YOUR INSTRUCTIONS: Images should be left out, and everything else in the listing reproduced exactly.

::: DATA SHOWN

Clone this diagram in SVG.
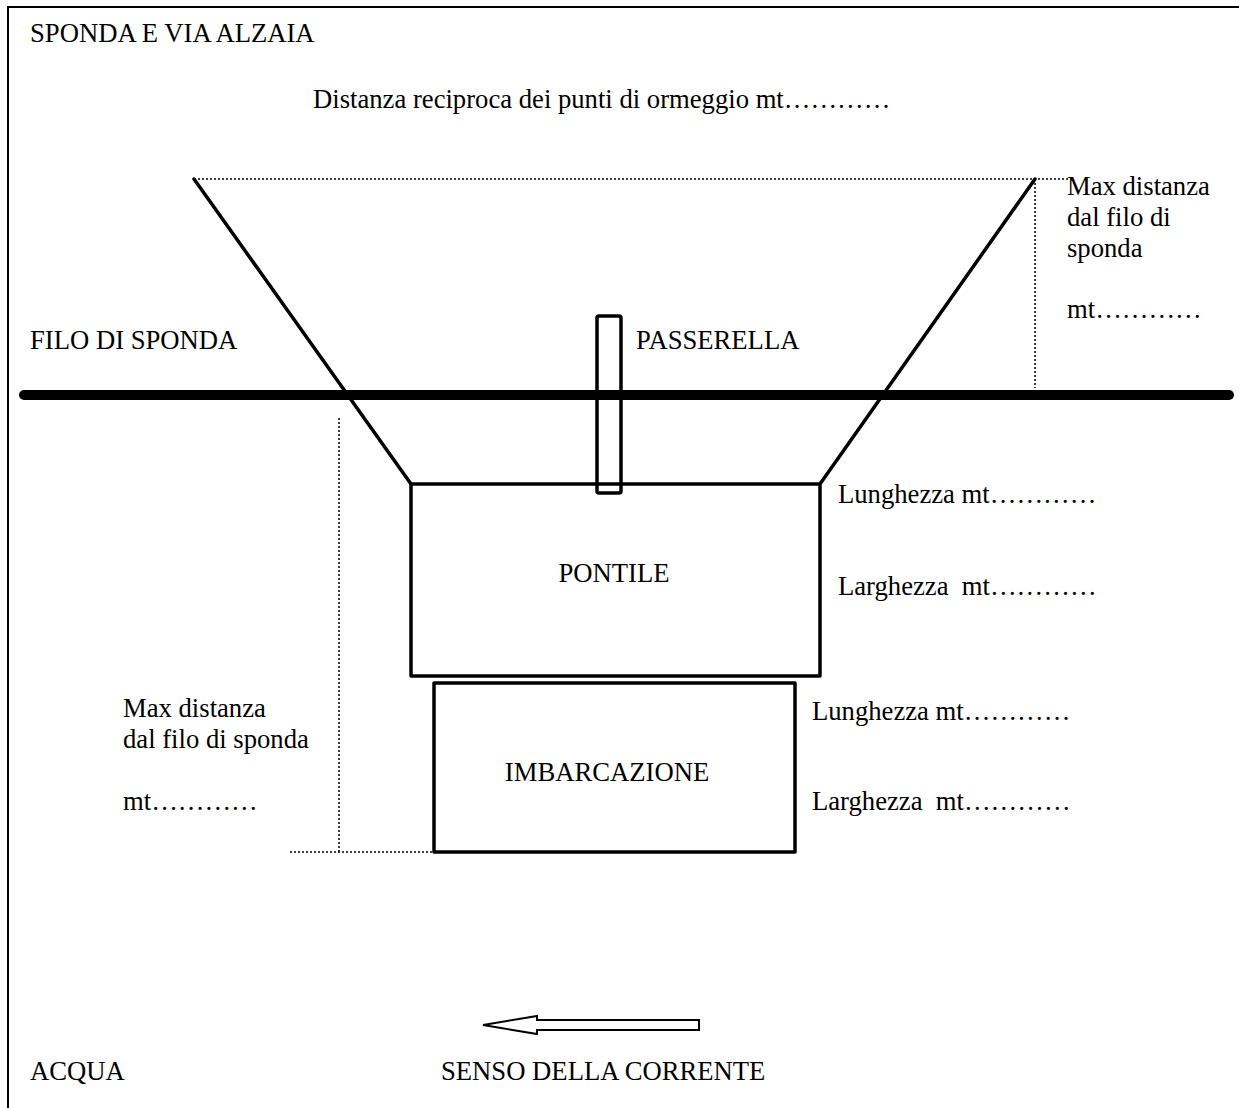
<svg xmlns="http://www.w3.org/2000/svg" width="1239" height="1108" viewBox="0 0 1239 1108">
<style>
text{font-family:"Liberation Serif","Times New Roman",serif;font-size:26.67px;fill:#000;white-space:pre}
.box{fill:none;stroke:#000;stroke-width:3.5;stroke-linejoin:round}
.dot{fill:none;stroke:#000;stroke-width:1.5;stroke-dasharray:2 2}
.line{fill:none;stroke:#000;stroke-width:3.5;stroke-linecap:round}
</style>
<rect width="1239" height="1108" fill="#fff"/>
<g id="frame">
<path d="M8 1108 V7 H1239" fill="none" stroke="#000" stroke-width="2"/>
</g>
<g id="labels">
<text x="30" y="42">SPONDA E VIA ALZAIA</text>
<text x="313" y="108">Distanza reciproca dei punti di ormeggio mt…………</text>
<text x="30" y="349">FILO DI SPONDA</text>
<text x="1067" y="195">Max distanza</text>
<text x="1067" y="226">dal filo di</text>
<text x="1067" y="257">sponda</text>
<text x="1067" y="318">mt…………</text>
<text x="123" y="717">Max distanza</text>
<text x="123" y="748">dal filo di sponda</text>
<text x="123" y="810">mt…………</text>
<text x="30" y="1080">ACQUA</text>
<text x="441" y="1080">SENSO DELLA CORRENTE</text>
</g>
<g id="connectors">
<path class="dot" d="M194 179 H1068"/>
<path class="dot" d="M1035 179 V388"/>
<path class="dot" d="M339 418 V852"/>
<path class="dot" d="M290 852 H434"/>
<path class="line" d="M194 179 L411 484"/>
<path class="line" d="M1035 179 L820 484"/>
</g>
<g id="filo-di-sponda">
<path d="M24 395 H1229" stroke="#000" stroke-width="10" stroke-linecap="round"/>
</g>
<g id="pontile">
<rect class="box" x="411" y="484" width="409" height="192" fill="#fff"/>
<text x="614" y="582" text-anchor="middle">PONTILE</text>
<text x="838" y="503">Lunghezza mt…………</text>
<text x="838" y="595">Larghezza  mt…………</text>
</g>
<g id="passerella">
<rect class="box" x="597" y="316" width="24" height="177" rx="2" fill="none"/>
<text x="636" y="349">PASSERELLA</text>
</g>
<g id="imbarcazione">
<rect class="box" x="434" y="683" width="361" height="169" fill="#fff"/>
<text x="607" y="781" text-anchor="middle">IMBARCAZIONE</text>
<text x="812" y="720">Lunghezza mt…………</text>
<text x="812" y="810">Larghezza  mt…………</text>
</g>
<g id="arrow">
<path d="M483 1025 L537 1016 V1020 H699 V1030 H537 V1034 Z" fill="#fff" stroke="#000" stroke-width="2" stroke-linejoin="miter"/>
</g>
</svg>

::::::

OUTPUT OF THE TASK:
Clone this diagram in SVG.
<svg xmlns="http://www.w3.org/2000/svg" width="1239" height="1108" viewBox="0 0 1239 1108">
<style>
text{font-family:"Liberation Serif","Times New Roman",serif;font-size:26.67px;fill:#000;white-space:pre}
.box{fill:none;stroke:#000;stroke-width:3.5;stroke-linejoin:round}
.dot{fill:none;stroke:#000;stroke-width:1.5;stroke-dasharray:2 2}
.line{fill:none;stroke:#000;stroke-width:3.5;stroke-linecap:round}
</style>
<rect width="1239" height="1108" fill="#fff"/>
<g id="frame">
<path d="M8 1108 V7 H1239" fill="none" stroke="#000" stroke-width="2"/>
</g>
<g id="labels">
<text x="30" y="42">SPONDA E VIA ALZAIA</text>
<text x="313" y="108">Distanza reciproca dei punti di ormeggio mt…………</text>
<text x="30" y="349">FILO DI SPONDA</text>
<text x="1067" y="195">Max distanza</text>
<text x="1067" y="226">dal filo di</text>
<text x="1067" y="257">sponda</text>
<text x="1067" y="318">mt…………</text>
<text x="123" y="717">Max distanza</text>
<text x="123" y="748">dal filo di sponda</text>
<text x="123" y="810">mt…………</text>
<text x="30" y="1080">ACQUA</text>
<text x="441" y="1080">SENSO DELLA CORRENTE</text>
</g>
<g id="connectors">
<path class="dot" d="M194 179 H1068"/>
<path class="dot" d="M1035 179 V388"/>
<path class="dot" d="M339 418 V852"/>
<path class="dot" d="M290 852 H434"/>
<path class="line" d="M194 179 L411 484"/>
<path class="line" d="M1035 179 L820 484"/>
</g>
<g id="filo-di-sponda">
<path d="M24 395 H1229" stroke="#000" stroke-width="10" stroke-linecap="round"/>
</g>
<g id="pontile">
<rect class="box" x="411" y="484" width="409" height="192" fill="#fff"/>
<text x="614" y="582" text-anchor="middle">PONTILE</text>
<text x="838" y="503">Lunghezza mt…………</text>
<text x="838" y="595">Larghezza  mt…………</text>
</g>
<g id="passerella">
<rect class="box" x="597" y="316" width="24" height="177" rx="2" fill="none"/>
<text x="636" y="349">PASSERELLA</text>
</g>
<g id="imbarcazione">
<rect class="box" x="434" y="683" width="361" height="169" fill="#fff"/>
<text x="607" y="781" text-anchor="middle">IMBARCAZIONE</text>
<text x="812" y="720">Lunghezza mt…………</text>
<text x="812" y="810">Larghezza  mt…………</text>
</g>
<g id="arrow">
<path d="M483 1025 L537 1016 V1020 H699 V1030 H537 V1034 Z" fill="#fff" stroke="#000" stroke-width="2" stroke-linejoin="miter"/>
</g>
</svg>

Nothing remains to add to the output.